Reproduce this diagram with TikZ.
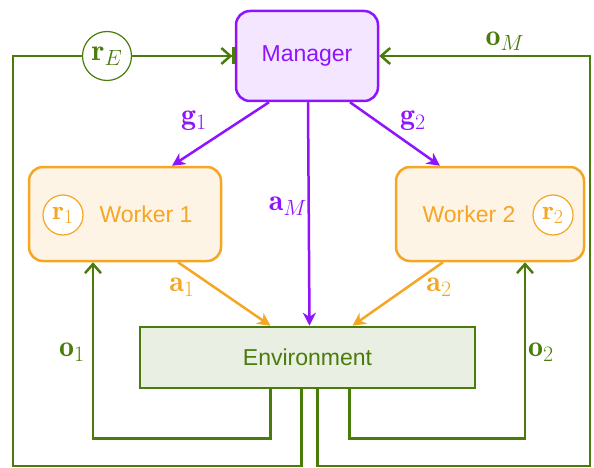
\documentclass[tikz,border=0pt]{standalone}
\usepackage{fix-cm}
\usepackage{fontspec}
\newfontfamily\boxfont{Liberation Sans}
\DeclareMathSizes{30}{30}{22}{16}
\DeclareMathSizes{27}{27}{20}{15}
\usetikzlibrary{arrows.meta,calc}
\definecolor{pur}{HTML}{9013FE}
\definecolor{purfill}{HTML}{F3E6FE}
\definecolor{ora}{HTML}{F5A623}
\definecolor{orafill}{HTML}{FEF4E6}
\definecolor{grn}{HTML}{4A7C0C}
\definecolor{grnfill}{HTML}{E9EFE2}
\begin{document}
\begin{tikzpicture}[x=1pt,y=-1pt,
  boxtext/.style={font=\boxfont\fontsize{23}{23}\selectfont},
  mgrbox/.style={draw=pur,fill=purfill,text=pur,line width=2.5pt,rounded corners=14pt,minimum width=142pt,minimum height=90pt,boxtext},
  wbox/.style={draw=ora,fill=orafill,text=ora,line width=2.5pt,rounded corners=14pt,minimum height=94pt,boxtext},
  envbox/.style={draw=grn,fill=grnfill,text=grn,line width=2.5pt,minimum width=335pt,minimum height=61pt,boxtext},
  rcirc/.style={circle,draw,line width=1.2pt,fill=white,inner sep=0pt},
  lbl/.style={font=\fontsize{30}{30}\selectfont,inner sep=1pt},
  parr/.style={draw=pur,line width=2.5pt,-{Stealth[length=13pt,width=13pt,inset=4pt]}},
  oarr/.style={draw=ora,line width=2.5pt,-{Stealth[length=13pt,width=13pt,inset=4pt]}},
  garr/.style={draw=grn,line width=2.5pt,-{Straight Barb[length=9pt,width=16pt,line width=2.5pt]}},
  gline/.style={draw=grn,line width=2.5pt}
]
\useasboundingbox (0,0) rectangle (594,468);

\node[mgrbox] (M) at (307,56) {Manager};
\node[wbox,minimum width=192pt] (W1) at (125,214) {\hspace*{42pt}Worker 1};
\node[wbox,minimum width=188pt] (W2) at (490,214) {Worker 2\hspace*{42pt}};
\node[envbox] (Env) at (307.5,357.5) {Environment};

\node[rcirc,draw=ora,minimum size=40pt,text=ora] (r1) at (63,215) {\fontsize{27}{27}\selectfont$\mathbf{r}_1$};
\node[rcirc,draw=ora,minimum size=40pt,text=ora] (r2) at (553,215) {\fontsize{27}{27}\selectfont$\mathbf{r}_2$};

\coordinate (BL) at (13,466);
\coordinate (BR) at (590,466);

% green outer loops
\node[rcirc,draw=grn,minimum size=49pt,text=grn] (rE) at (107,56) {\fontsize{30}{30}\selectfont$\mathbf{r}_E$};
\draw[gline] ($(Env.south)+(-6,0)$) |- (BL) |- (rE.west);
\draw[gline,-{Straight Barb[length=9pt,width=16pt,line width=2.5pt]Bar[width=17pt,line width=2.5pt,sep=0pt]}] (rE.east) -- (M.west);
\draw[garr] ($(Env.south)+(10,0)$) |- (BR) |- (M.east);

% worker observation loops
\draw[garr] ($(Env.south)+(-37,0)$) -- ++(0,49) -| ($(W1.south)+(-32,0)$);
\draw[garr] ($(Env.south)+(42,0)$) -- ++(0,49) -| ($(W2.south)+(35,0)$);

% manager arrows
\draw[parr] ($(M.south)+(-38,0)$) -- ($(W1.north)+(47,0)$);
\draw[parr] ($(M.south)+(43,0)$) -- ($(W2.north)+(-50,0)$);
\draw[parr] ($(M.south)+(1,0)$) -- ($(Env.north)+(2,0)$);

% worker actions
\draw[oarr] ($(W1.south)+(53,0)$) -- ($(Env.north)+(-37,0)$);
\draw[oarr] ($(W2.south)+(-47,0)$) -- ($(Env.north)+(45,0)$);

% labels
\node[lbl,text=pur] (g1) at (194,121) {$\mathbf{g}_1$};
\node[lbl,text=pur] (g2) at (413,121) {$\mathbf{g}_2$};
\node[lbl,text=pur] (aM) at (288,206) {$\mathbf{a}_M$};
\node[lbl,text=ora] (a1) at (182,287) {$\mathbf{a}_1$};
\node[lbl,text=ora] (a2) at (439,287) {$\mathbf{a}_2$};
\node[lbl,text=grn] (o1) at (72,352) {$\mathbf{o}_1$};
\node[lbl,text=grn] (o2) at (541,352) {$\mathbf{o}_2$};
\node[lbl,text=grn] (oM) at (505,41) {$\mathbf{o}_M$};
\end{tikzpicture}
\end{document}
★ ★ ★ ★
_PROBLEM REQUIREMENTS_
Give again, exactly, the lines from the start of the data through the one holding "(BR) at (590,466);"; omit the pictures.

_ANSWER IN FULL_
Reproduce this diagram with TikZ.
\documentclass[tikz,border=0pt]{standalone}
\usepackage{fix-cm}
\usepackage{fontspec}
\newfontfamily\boxfont{Liberation Sans}
\DeclareMathSizes{30}{30}{22}{16}
\DeclareMathSizes{27}{27}{20}{15}
\usetikzlibrary{arrows.meta,calc}
\definecolor{pur}{HTML}{9013FE}
\definecolor{purfill}{HTML}{F3E6FE}
\definecolor{ora}{HTML}{F5A623}
\definecolor{orafill}{HTML}{FEF4E6}
\definecolor{grn}{HTML}{4A7C0C}
\definecolor{grnfill}{HTML}{E9EFE2}
\begin{document}
\begin{tikzpicture}[x=1pt,y=-1pt,
  boxtext/.style={font=\boxfont\fontsize{23}{23}\selectfont},
  mgrbox/.style={draw=pur,fill=purfill,text=pur,line width=2.5pt,rounded corners=14pt,minimum width=142pt,minimum height=90pt,boxtext},
  wbox/.style={draw=ora,fill=orafill,text=ora,line width=2.5pt,rounded corners=14pt,minimum height=94pt,boxtext},
  envbox/.style={draw=grn,fill=grnfill,text=grn,line width=2.5pt,minimum width=335pt,minimum height=61pt,boxtext},
  rcirc/.style={circle,draw,line width=1.2pt,fill=white,inner sep=0pt},
  lbl/.style={font=\fontsize{30}{30}\selectfont,inner sep=1pt},
  parr/.style={draw=pur,line width=2.5pt,-{Stealth[length=13pt,width=13pt,inset=4pt]}},
  oarr/.style={draw=ora,line width=2.5pt,-{Stealth[length=13pt,width=13pt,inset=4pt]}},
  garr/.style={draw=grn,line width=2.5pt,-{Straight Barb[length=9pt,width=16pt,line width=2.5pt]}},
  gline/.style={draw=grn,line width=2.5pt}
]
\useasboundingbox (0,0) rectangle (594,468);

\node[mgrbox] (M) at (307,56) {Manager};
\node[wbox,minimum width=192pt] (W1) at (125,214) {\hspace*{42pt}Worker 1};
\node[wbox,minimum width=188pt] (W2) at (490,214) {Worker 2\hspace*{42pt}};
\node[envbox] (Env) at (307.5,357.5) {Environment};

\node[rcirc,draw=ora,minimum size=40pt,text=ora] (r1) at (63,215) {\fontsize{27}{27}\selectfont$\mathbf{r}_1$};
\node[rcirc,draw=ora,minimum size=40pt,text=ora] (r2) at (553,215) {\fontsize{27}{27}\selectfont$\mathbf{r}_2$};

\coordinate (BL) at (13,466);
\coordinate (BR) at (590,466);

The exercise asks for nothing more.